The group of physicists behind this work, primarily from Beijing’s Tsinghua University, published their research in the peer-reviewed journal Nature Physics. In their experiments, they used the unusual Rydberg atom which a number of excited states can be used to control atoms while keeping them further apart and less interactive with each other in basic ways. That clears the deck for higher level manipulation by scientists and, indeed, the surrounding atoms. What results is an example of a many-body (multiple atoms) system that may be useful in quantum computers and more.



Time crystals are only 12 years old as a concept, and since they require such special preparation, they may not exist in nature anywhere in the universe. This example of a many-body state happens when multiple atoms are stimulated by a laser until they bond together and start to act in a synchronized way. As a group, the atoms have reached their lowest energy state and continue to move in rhythm in a cycle. They have broken the symmetry, or organization, of their higher energy states and settled into an asymmetrical lower state in terms of time. They can, theoretically, keep moving forever.

Unfortunately, the “ultracold regime” (as the authors call it) leads to a loss of the time crystal’s atoms over time. For many quantum states, atoms must be cooled to near absolute zero. To do that, scientists build setups involving optical tweezers—special lasers that hold atoms in a specific tiny area—and use different laser lights or magnets to cool the atoms by slowing their motion until they almost stop. But at each step, the photons from the lasers can end up knocking atoms out of the setup or the desired state.



For researchers in quantum fields, so-called “room-temperature” solutions far above absolute zero are the holy grail. In this case, the secret is the scientists’ Rydberg atoms. These are rubidium atoms that are excited so that their electrons float as far away as possible while still staying bound to the nucleus. Clouds of these atoms are created by holding the rubidium in a room-temperature gas cell and then continuously stimulating them into the Rydberg state. This reaction is more stable, in fact, at room temperature than in an ultracold time crystal setup.

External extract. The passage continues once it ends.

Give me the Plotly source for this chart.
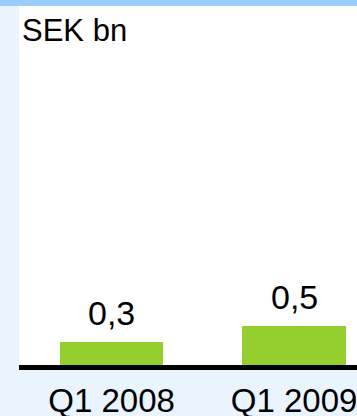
import plotly.graph_objects as go

categories = ['Q1 2008', 'Q1 2009']
values = [0.3, 0.5]
value_labels = ['0,3', '0,5']
unit_label = 'SEK bn'

FONT = 'Arial, Liberation Sans, sans-serif'

fig = go.Figure(
    go.Bar(
        x=categories,
        y=values,
        width=0.565,
        marker=dict(color='#94CF2E', line=dict(width=0)),
        hoverinfo='skip',
    )
)

# value labels above the bars
for cat, val, lab in zip(categories, values, value_labels):
    fig.add_annotation(
        x=cat, y=val, text=lab, showarrow=False,
        yanchor='bottom', yshift=8,
        font=dict(family=FONT, size=34, color='#000000'),
    )

fig.add_annotation(
    text=unit_label, xref='paper', yref='paper', x=0, y=1,
    xanchor='left', yanchor='top', xshift=1, yshift=-5,
    showarrow=False, font=dict(family=FONT, size=31, color='#000000'),
)

# light blue band along the top edge
fig.add_shape(
    type='rect', xref='paper', yref='paper',
    x0=-0.1, x1=1.1, y0=1.0, y1=1.02, fillcolor='#99CCFF', line=dict(width=0), layer='above',
)

fig.update_layout(
    width=357, height=416,
    margin=dict(l=19, r=0, t=6, b=51),
    paper_bgcolor='#EAF4FF',
    plot_bgcolor='#FFFFFF',
    showlegend=False,
    bargap=0,
    xaxis=dict(
        range=[-0.507, 1.345], showgrid=False, zeroline=False,
        showline=True, linecolor='#000000', linewidth=5,
        ticks='', ticklabelstandoff=2, automargin=False,
        tickfont=dict(family=FONT, size=33, color='#000000'),
    ),
    yaxis=dict(range=[0, 4.6], visible=False, showgrid=False, zeroline=False),
)

fig.write_html(
    'out.html',
    config={'displayModeBar': False},
    post_script="document.body.style.margin='0';document.body.style.overflow='hidden';",
)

In their experimental setup, the scientists observed that the Rydberg atoms developed their own rhythmic motion, which is the time crystal’s signature move. They tuned the setup to make sure it was the Rydberg excitement causing the time crystal behavior, and they also explored the idea that exciting atoms into different types of Rydberg states could lead to different forms of time crystal motion. They hope this will lead to further study, and that longer-lasting time crystal states could open more doors in quantum research.